Hence we can determine which mechanism gives the fastest strain rate at a given set of conditions (temperature and differential stress).
This leads to the idea of a deformation map - typically a plot with temperature and differential stress on the axes, divided into areas according to which mechanism is fastest.
These maps show the fastest deformation mechanism under given conditions of T and differential stress. Contours are drawn within the diagrams showing the strain rate predicted under those given conditions. (Note: the lines are numbered with the log of the strain rate: where it says '-9' this means 10-9).
In general, only the highest strain rates can be experimentally verified: the lower strain-rate parts of the diagram are predicted based on chemically determined diffusion constants and bond strengths.
We can use these diagrams to make predictions about the strength of the lithosphere at various depths, by assuming a geothermal gradient (rate of temperature increase with depth).
In order to do this we have to bring brittle deformation into the picture. Brittle deformation is strongly dependent on pressure. The Mohr-Coulomb failure relationship or 'Byerlee's Law' allows us to predict the increasing differential stress required for fracture with increasing pressure. Hence the strength depth relationship shows an initial more or less linear increase of strength with depth.
(The relationship is a little different depending on whether the lithosphere is being extended or shortened. In general if the maximum compressive stress is vertical, a rather lower differential stress is required than if the maximum compressive stress is horizontal. This follows from the Mohr construction for brittle failure.)
At some depth, the brittle deformation curve intersects the strength-depth curve for one of the ductile mechanisms. This point marks the brittle-ductile transistion. Below this point, creep requires less differential stress than fracture, so rocks flow.

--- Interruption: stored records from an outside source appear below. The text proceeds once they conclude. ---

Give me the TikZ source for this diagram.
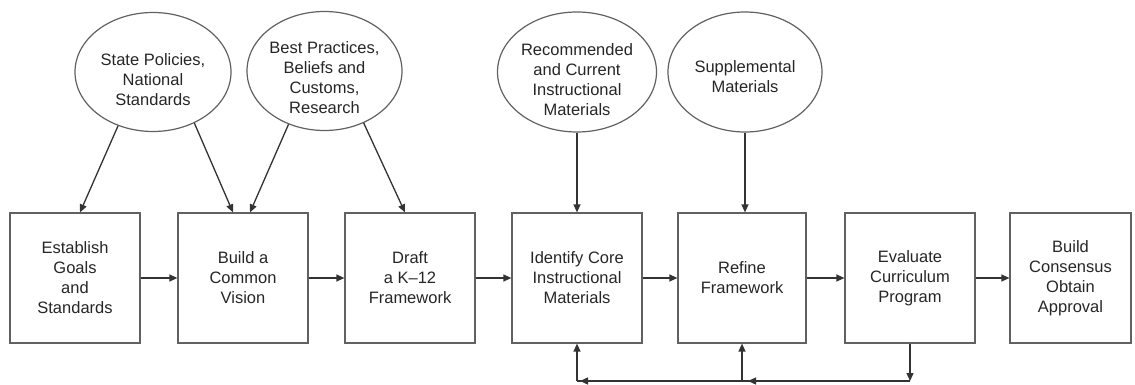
\documentclass[tikz,border=0pt]{standalone}
\usepackage{fontspec}
\setmainfont{Liberation Sans}
\usetikzlibrary{shapes.geometric,arrows.meta}
\begin{document}
\begin{tikzpicture}[x=1pt,y=-1pt,
  stepbox/.style={draw=black!62, line width=1.2pt, minimum width=130pt, minimum height=130pt,
    inner sep=0pt, align=center, font=\fontsize{16.5}{20}\selectfont, text=black!85},
  src/.style={ellipse, draw=black!62, line width=1.2pt, inner sep=0pt},
  srctext/.style={align=center, font=\fontsize{16.5}{20}\selectfont, text=black!85},
  arr/.style={draw=black!80, line width=1.3pt, -{Triangle[length=8pt,width=7pt]}},
  plain/.style={draw=black!80, line width=1.3pt}
]
\useasboundingbox (0,0) rectangle (1135,385);

% process boxes
\node[stepbox] (B1) at (75,278) {Establish\\Goals\\and\\Standards};
\node[stepbox] (B2) at (243,278) {Build a\\Common\\Vision};
\node[stepbox] (B3) at (410,278) {Draft\\a K--12\\Framework};
\node[stepbox] (B4) at (577,278) {Identify Core\\Instructional\\Materials};
\node[stepbox, minimum width=128pt] (B5) at (742,278) {Refine\\Framework};
\node[stepbox] (B6) at (910,278) {Evaluate\\Curriculum\\Program};
\node[stepbox, minimum width=121pt] (B7) at (1070.5,278) {Build\\Consensus\\Obtain\\Approval};

% source ellipses
\node[src, minimum width=156pt, minimum height=119pt] (E1) at (153,72) {};
\node[srctext] (T1) at (153,80) {State Policies,\\National\\Standards};
\node[src, minimum width=155pt, minimum height=119pt] (E2) at (324.5,71) {};
\node[srctext] (T2) at (324.5,78) {Best Practices,\\Beliefs and\\Customs,\\Research};
\node[src, minimum width=159pt, minimum height=120pt] (E3) at (577,72) {};
\node[srctext] (T3) at (577,80) {Recommended\\and Current\\Instructional\\Materials};
\node[src, minimum width=154pt, minimum height=120pt] (E4) at (745,72) {};
\node[srctext] (T4) at (745,77) {Supplemental\\Materials};

% inputs from ellipses
\draw[arr] (E1.237) -- ([xshift=5pt]B1.north);
\draw[arr] (E1.309) -- ([xshift=-10pt]B2.north);
\draw[arr] (E2.236) -- ([xshift=7pt]B2.north);
\draw[arr] (E2.307) -- ([xshift=-5pt]B3.north);
\draw[arr] (E3.south) -- (E3.south |- B4.north);
\draw[arr] (E4.south) -- (E4.south |- B5.north);

% main flow
\draw[arr] (B1.east) -- (B2.west);
\draw[arr] (B2.east) -- (B3.west);
\draw[arr] (B3.east) -- (B4.west);
\draw[arr] (B4.east) -- (B5.west);
\draw[arr] (B5.east) -- (B6.west);
\draw[arr] (B6.east) -- (B7.west);

% feedback loop
\coordinate (fb) at (0,381);
\coordinate (f6) at (B6.south |- fb);
\coordinate (f5) at (B5.south |- fb);
\coordinate (f4) at (B4.south |- fb);
\draw[arr] (B6.south) -- (f6);
\draw[plain] (f6) -- (f4);
\draw[arr] (f6) -- ([xshift=6pt]f5);
\draw[arr] (f5) -- ([xshift=3pt]f4);
\draw[arr] (f5) -- (B5.south);
\draw[arr] (f4) -- (B4.south);
\end{tikzpicture}
\end{document}
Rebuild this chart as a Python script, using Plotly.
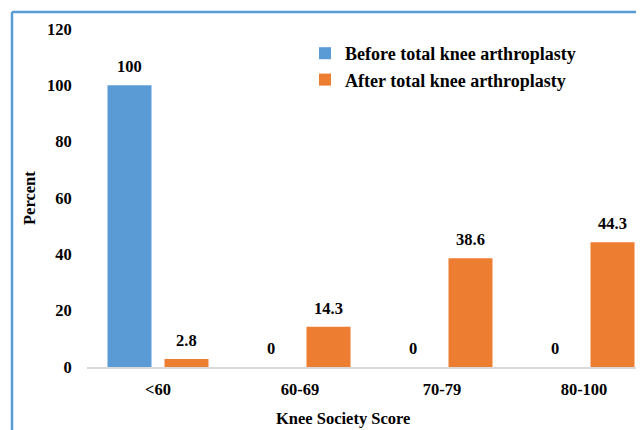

If we are going to make deductions about the strength of the lithosphere we need to assume some compositions: in the diagrams we often assume that quartz is the strength controlling-mineral in the crust, and that olivine controls strength in the mantle. For an average continental geothermal gradient this predicts a strong mid-upper crust, a weak lower crust, and a strong upper mantle.
We can use somewhat more sophisticated models. E.g. a crust that has a wet-quartz-dominated 'granitic' upper layer, a dry-quartz-dominated mid crust, a feldspar-dominated 'granulite' lower crustal layer, and an olivine-dominated peridotite lithospheric mantle.